Je[20] veux un peu parler à Mlles  de Grignan : vraiment, Mesdemoiselles, cela est fort honnête de vous jeter dans le vert et le bleu aussitôt que vous apprenez la mort de notre pauvre cousine[21] ; j’en ai bien mieux usé, j’ai porté un petit deuil à Rennes ; je n’avois point de bel habit de couleur ; et ce petit deuil, qui m’a été d’une commodité nompareille, a fait voir à toute la Bretagne mon bon naturel. Adieu, mes belles : j’ai en vérité bien envie de vous embrasser ; si vous conservez un peu d’amitié pour moi, je vous assure que ce n’est pas en pure perte. Pour mon cher Comte, je l’embrasse, et m’afflige avec lui de cette maudite épingle : nos pauvres machines sont sujettes à bien des misères.
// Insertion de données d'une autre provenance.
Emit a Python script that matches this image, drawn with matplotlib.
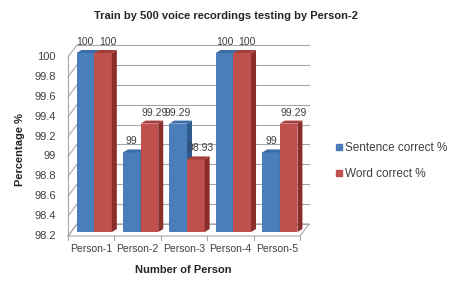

  1. Lettre 844 (revue en partie sur une ancienne copie). — 1. Sur l’évêque d’Évreux et sur la pension de mille écus dont il va être question, voyez la lettre du 21 février précédent, tome VI, p. 268-270. — Il était mort à Évreux, le 12 août, victime d’un funeste accident, que Mme de Sévigné ignorait encore : voyez plus loin les lettres du 4 et du 11 septembre.
  2. 2. L’abbé de Grignan ne fut pas sacré évêque d’Évreux ; il fut nommé peu de temps après à l’évêché de Carcassonne, et la cérémonie de son sacre eut lieu le 21 décembre 1681, dans l’église collégiale de Grignan, où l’archevêque d’Arles avait été sacré cinquante-deux ans auparavant. (Note de l’édition de 1818.)
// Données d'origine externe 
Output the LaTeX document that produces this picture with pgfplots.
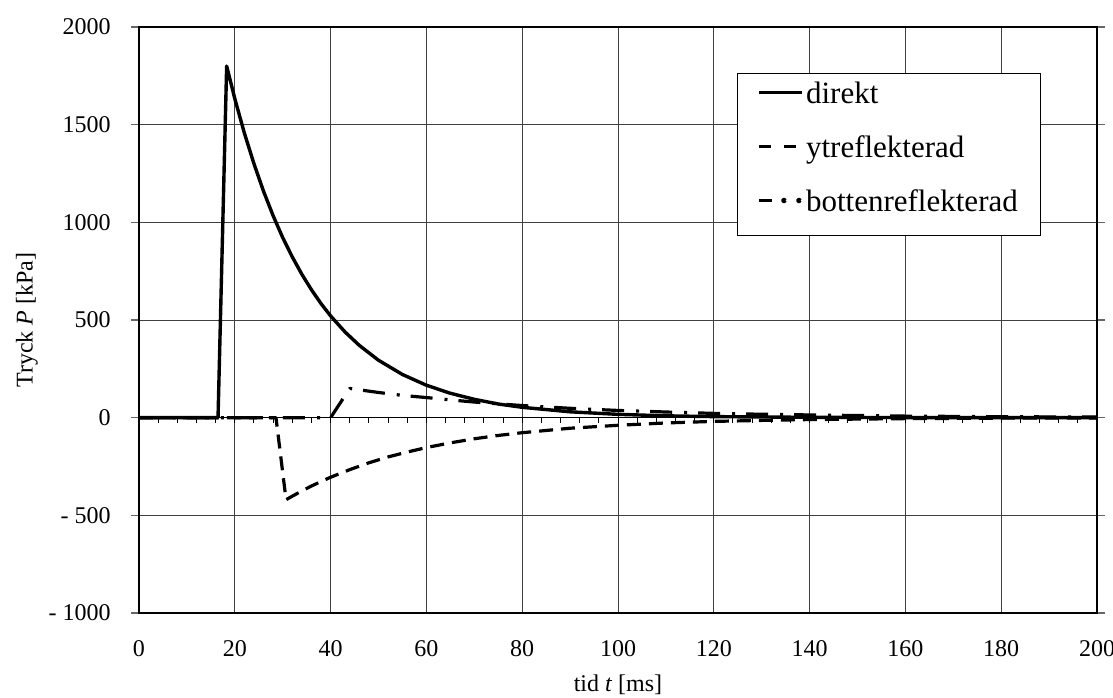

  3. 3. Maison de plaisance des évêques d’Évreux. (Note de Perrin.) Voyez tome VI, p. 274, note 31.
  4. 4. « Débris se dit de ce qui se casse et se brise en une maison où il aborde beaucoup de monde. » (Dictionnaire de Furetière.)
  5. 5. Au lieu de ce membre de phrase : « je me perds et ne peux, etc., » le texte de 1754 donne simplement : « je m’y perds. »
  6. 6. M. de Vendôme étoit attendu en Provence pour y commander. (Note de Perrin.) Voyez ci-dessus, p. 16 et 25.
  7. 7. Dans notre manuscrit, par erreur : « écrire. »
  8. 8. « Mais comme je m’intéresse beaucoup à celle-ci. (Édition de 1754.)
  9. 9. Ce paragraphe et les trois suivants manquent au manuscrit, et ne se trouvent que dans la seconde édition de Perrin (1754), la seule qui donne cette lettre.
  10. 10. Voyez le Livre des Proverbes, chapitre XXVI, verset 11, et la seconde Épître de saint Pierre, chapitre II, verset 22.
  11. 11. Voyez la lettre du 2 juin précédent, tome VI, p. 478-480.
  12. 12. Voyez tome VI, p. 314, note 16.
  13. 13. C’est sans doute, si ce passage n’est point altéré, une allusion à quelque parole d’enfant que Mme  de Grignan avait redite à sa mère.
  14. 14. Voyez le mot de Ninon que Mme  de Sévigné rapporte dans la lettre du 8 avril 1671, tome II, p. 150.
  15. 15. Voyez la lettre du 31 juillet précédent, tome VI, p. 559.
  16. 16. Peut-être le fils de celui qui avait été procureur général pour la noblesse à l’Assemblée des Communautés en 1672. Voyez tome II, p. 105, note 6, et tome III, p. 271, note 3. La lettre du comte de Grignan, dont nous avons donné un extrait dans cette dernière note et que nous publierons avec les lettres sans date à la fin de la Correspondance, pourrait bien être du mois d’août 1680, et relative à l’affaire de Maillanes dont il est ici parlé.
  17. 17. François-Étienne de Caulet, mort le 7 août 1680. (Note de Perrin.) — Voyez la lettre du 17 juillet précédent, tome VI, p. 535. — Il était fils d’un président à mortier du parlement de Toulouse.
  18. 18. Henri Arnauld ne mourut que douze ans après.
  19. 19. « Ces cinq. » (Édition de 1754.) — Aux trois évêques qui viennent d’être nommés, il faut ajouter l’évêque de Beauvais, Buzanval, mort en juillet 1679, et peut-être Vialard, évêque de Châlons, mort tout récemment en juin 1680 (voyez tome VI, p. 461).
  20. 20. Ce paragraphe manque au manuscrit.
  21. 21. Mme de Barai. Voyez tome VI, p. 561, note 27.